Given material:

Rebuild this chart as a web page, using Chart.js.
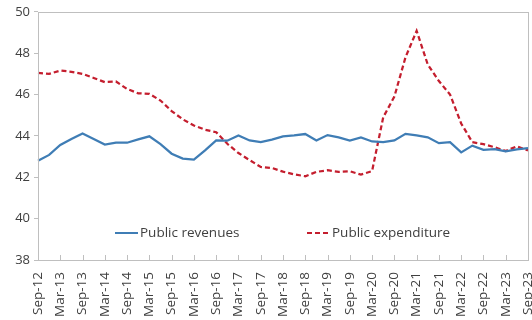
<!DOCTYPE html>
<html>
<head>
<meta charset="utf-8">
<script src="https://cdn.jsdelivr.net/npm/chart.js@4/dist/chart.umd.min.js"></script>
<style>
  html, body { margin: 0; padding: 0; background: #ffffff; }
  #wrap { width: 532px; height: 320px; position: relative; }
</style>
</head>
<body>
<div id="wrap"><canvas id="c" width="532" height="320"></canvas></div>
<script>
const quarters = [
  'Sep-12','Dec-12','Mar-13','Jun-13','Sep-13','Dec-13','Mar-14','Jun-14','Sep-14','Dec-14',
  'Mar-15','Jun-15','Sep-15','Dec-15','Mar-16','Jun-16','Sep-16','Dec-16','Mar-17','Jun-17',
  'Sep-17','Dec-17','Mar-18','Jun-18','Sep-18','Dec-18','Mar-19','Jun-19','Sep-19','Dec-19',
  'Mar-20','Jun-20','Sep-20','Dec-20','Mar-21','Jun-21','Sep-21','Dec-21','Mar-22','Jun-22',
  'Sep-22','Dec-22','Mar-23','Jun-23','Sep-23'
];

const publicRevenues = [
  42.80, 43.08, 43.56, 43.85, 44.12, 43.85, 43.58, 43.67, 43.67, 43.83,
  43.98, 43.60, 43.14, 42.90, 42.85, 43.30, 43.78, 43.77, 44.02, 43.78,
  43.70, 43.82, 43.98, 44.02, 44.09, 43.78, 44.04, 43.93, 43.77, 43.93,
  43.73, 43.70, 43.78, 44.10, 44.02, 43.93, 43.65, 43.70, 43.20, 43.53,
  43.33, 43.36, 43.25, 43.35, 43.41
];

const publicExpenditure = [
  47.05, 47.00, 47.16, 47.10, 47.00, 46.80, 46.60, 46.63, 46.27, 46.06,
  46.03, 45.71, 45.20, 44.80, 44.50, 44.30, 44.18, 43.62, 43.17, 42.83,
  42.50, 42.45, 42.27, 42.14, 42.05, 42.26, 42.34, 42.26, 42.29, 42.13,
  42.30, 44.90, 45.90, 47.80, 49.08, 47.45, 46.65, 46.00, 44.60, 43.70,
  43.60, 43.45, 43.27, 43.50, 43.30
];

const seriesNames = ['Public revenues', 'Public expenditure'];
const yTicks = [38, 40, 42, 44, 46, 48, 50];

const FONT = '"Open Sans", "Noto Sans", sans-serif';
const TEXT = '#404040';
const AXIS = '#bfbfbf';

const frame = {
  id: 'frame',
  afterDatasetsDraw(chart) {
    const { ctx, chartArea: a, scales } = chart;
    ctx.save();
    ctx.strokeStyle = AXIS;
    ctx.lineWidth = 1;
    ctx.strokeRect(Math.round(a.left) + 0.5, Math.round(a.top) + 0.5,
                   Math.round(a.right - a.left), Math.round(a.bottom - a.top));
    const xs = scales.x;
    ctx.beginPath();
    for (let i = 0; i < quarters.length; i += 2) {
      const x = Math.round(xs.getPixelForValue(i)) + 0.5;
      ctx.moveTo(x, a.bottom);
      ctx.lineTo(x, a.bottom - 5);
    }
    ctx.stroke();

    const items = chart.data.datasets;
    const ly = a.bottom - 27;
    const starts = [a.left + 77, a.left + 269];
    ctx.font = '13.5px ' + FONT;
    ctx.textBaseline = 'middle';
    items.forEach((ds, k) => {
      const x0 = starts[k];
      ctx.beginPath();
      ctx.strokeStyle = ds.borderColor;
      ctx.lineWidth = 2;
      ctx.setLineDash(ds.borderDash || []);
      ctx.moveTo(x0, ly);
      ctx.lineTo(x0 + 23, ly);
      ctx.stroke();
      ctx.setLineDash([]);
      ctx.fillStyle = TEXT;
      ctx.fillText(ds.label, x0 + 25, ly);
    });
    ctx.restore();
  }
};

new Chart(document.getElementById('c'), {
  type: 'line',
  data: {
    labels: quarters,
    datasets: [
      {
        label: seriesNames[0],
        data: publicRevenues,
        borderColor: '#3F7DB5',
        borderWidth: 2.25,
        pointRadius: 0,
        tension: 0,
        fill: false
      },
      {
        label: seriesNames[1],
        data: publicExpenditure,
        borderColor: '#C41E2E',
        borderWidth: 2.25,
        borderDash: [5, 3],
        pointRadius: 0,
        tension: 0,
        fill: false
      }
    ]
  },
  options: {
    responsive: false,
    animation: false,
    devicePixelRatio: 1,
    layout: { padding: { top: 11, right: 4, left: 0, bottom: 0 } },
    plugins: {
      legend: { display: false },
      tooltip: { enabled: false }
    },
    scales: {
      x: {
        type: 'category',
        offset: false,
        grid: { display: false, drawOnChartArea: false },
        border: { display: false },
        ticks: {
          autoSkip: false,
          maxRotation: 90,
          minRotation: 90,
          padding: 4,
          color: TEXT,
          font: { family: FONT, size: 13.5 },
          callback: (v, i) => (i % 2 === 0 ? quarters[i] : '')
        },
        afterFit(scale) {
          scale.height = 60;
          scale.paddingLeft = 0;
          scale.paddingRight = 0;
        }
      },
      y: {
        min: yTicks[0],
        max: yTicks[yTicks.length - 1],
        afterBuildTicks(scale) { scale.ticks = yTicks.map(v => ({ value: v })); },
        grid: { drawOnChartArea: false, drawTicks: true, tickLength: 4, color: AXIS },
        border: { display: false },
        ticks: {
          padding: 4,
          color: TEXT,
          font: { family: FONT, size: 13 }
        },
        afterFit(scale) { scale.width = 38; }
      }
    }
  },
  plugins: [frame]
});
</script>
</body>
</html>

Task to carry out: Copy the material above in full and exactly, skipping pictures.

The result:
Rebuild this chart as a web page, using Chart.js.
<!DOCTYPE html>
<html>
<head>
<meta charset="utf-8">
<script src="https://cdn.jsdelivr.net/npm/chart.js@4/dist/chart.umd.min.js"></script>
<style>
  html, body { margin: 0; padding: 0; background: #ffffff; }
  #wrap { width: 532px; height: 320px; position: relative; }
</style>
</head>
<body>
<div id="wrap"><canvas id="c" width="532" height="320"></canvas></div>
<script>
const quarters = [
  'Sep-12','Dec-12','Mar-13','Jun-13','Sep-13','Dec-13','Mar-14','Jun-14','Sep-14','Dec-14',
  'Mar-15','Jun-15','Sep-15','Dec-15','Mar-16','Jun-16','Sep-16','Dec-16','Mar-17','Jun-17',
  'Sep-17','Dec-17','Mar-18','Jun-18','Sep-18','Dec-18','Mar-19','Jun-19','Sep-19','Dec-19',
  'Mar-20','Jun-20','Sep-20','Dec-20','Mar-21','Jun-21','Sep-21','Dec-21','Mar-22','Jun-22',
  'Sep-22','Dec-22','Mar-23','Jun-23','Sep-23'
];

const publicRevenues = [
  42.80, 43.08, 43.56, 43.85, 44.12, 43.85, 43.58, 43.67, 43.67, 43.83,
  43.98, 43.60, 43.14, 42.90, 42.85, 43.30, 43.78, 43.77, 44.02, 43.78,
  43.70, 43.82, 43.98, 44.02, 44.09, 43.78, 44.04, 43.93, 43.77, 43.93,
  43.73, 43.70, 43.78, 44.10, 44.02, 43.93, 43.65, 43.70, 43.20, 43.53,
  43.33, 43.36, 43.25, 43.35, 43.41
];

const publicExpenditure = [
  47.05, 47.00, 47.16, 47.10, 47.00, 46.80, 46.60, 46.63, 46.27, 46.06,
  46.03, 45.71, 45.20, 44.80, 44.50, 44.30, 44.18, 43.62, 43.17, 42.83,
  42.50, 42.45, 42.27, 42.14, 42.05, 42.26, 42.34, 42.26, 42.29, 42.13,
  42.30, 44.90, 45.90, 47.80, 49.08, 47.45, 46.65, 46.00, 44.60, 43.70,
  43.60, 43.45, 43.27, 43.50, 43.30
];

const seriesNames = ['Public revenues', 'Public expenditure'];
const yTicks = [38, 40, 42, 44, 46, 48, 50];

const FONT = '"Open Sans", "Noto Sans", sans-serif';
const TEXT = '#404040';
const AXIS = '#bfbfbf';

const frame = {
  id: 'frame',
  afterDatasetsDraw(chart) {
    const { ctx, chartArea: a, scales } = chart;
    ctx.save();
    ctx.strokeStyle = AXIS;
    ctx.lineWidth = 1;
    ctx.strokeRect(Math.round(a.left) + 0.5, Math.round(a.top) + 0.5,
                   Math.round(a.right - a.left), Math.round(a.bottom - a.top));
    const xs = scales.x;
    ctx.beginPath();
    for (let i = 0; i < quarters.length; i += 2) {
      const x = Math.round(xs.getPixelForValue(i)) + 0.5;
      ctx.moveTo(x, a.bottom);
      ctx.lineTo(x, a.bottom - 5);
    }
    ctx.stroke();

    const items = chart.data.datasets;
    const ly = a.bottom - 27;
    const starts = [a.left + 77, a.left + 269];
    ctx.font = '13.5px ' + FONT;
    ctx.textBaseline = 'middle';
    items.forEach((ds, k) => {
      const x0 = starts[k];
      ctx.beginPath();
      ctx.strokeStyle = ds.borderColor;
      ctx.lineWidth = 2;
      ctx.setLineDash(ds.borderDash || []);
      ctx.moveTo(x0, ly);
      ctx.lineTo(x0 + 23, ly);
      ctx.stroke();
      ctx.setLineDash([]);
      ctx.fillStyle = TEXT;
      ctx.fillText(ds.label, x0 + 25, ly);
    });
    ctx.restore();
  }
};

new Chart(document.getElementById('c'), {
  type: 'line',
  data: {
    labels: quarters,
    datasets: [
      {
        label: seriesNames[0],
        data: publicRevenues,
        borderColor: '#3F7DB5',
        borderWidth: 2.25,
        pointRadius: 0,
        tension: 0,
        fill: false
      },
      {
        label: seriesNames[1],
        data: publicExpenditure,
        borderColor: '#C41E2E',
        borderWidth: 2.25,
        borderDash: [5, 3],
        pointRadius: 0,
        tension: 0,
        fill: false
      }
    ]
  },
  options: {
    responsive: false,
    animation: false,
    devicePixelRatio: 1,
    layout: { padding: { top: 11, right: 4, left: 0, bottom: 0 } },
    plugins: {
      legend: { display: false },
      tooltip: { enabled: false }
    },
    scales: {
      x: {
        type: 'category',
        offset: false,
        grid: { display: false, drawOnChartArea: false },
        border: { display: false },
        ticks: {
          autoSkip: false,
          maxRotation: 90,
          minRotation: 90,
          padding: 4,
          color: TEXT,
          font: { family: FONT, size: 13.5 },
          callback: (v, i) => (i % 2 === 0 ? quarters[i] : '')
        },
        afterFit(scale) {
          scale.height = 60;
          scale.paddingLeft = 0;
          scale.paddingRight = 0;
        }
      },
      y: {
        min: yTicks[0],
        max: yTicks[yTicks.length - 1],
        afterBuildTicks(scale) { scale.ticks = yTicks.map(v => ({ value: v })); },
        grid: { drawOnChartArea: false, drawTicks: true, tickLength: 4, color: AXIS },
        border: { display: false },
        ticks: {
          padding: 4,
          color: TEXT,
          font: { family: FONT, size: 13 }
        },
        afterFit(scale) { scale.width = 38; }
      }
    }
  },
  plugins: [frame]
});
</script>
</body>
</html>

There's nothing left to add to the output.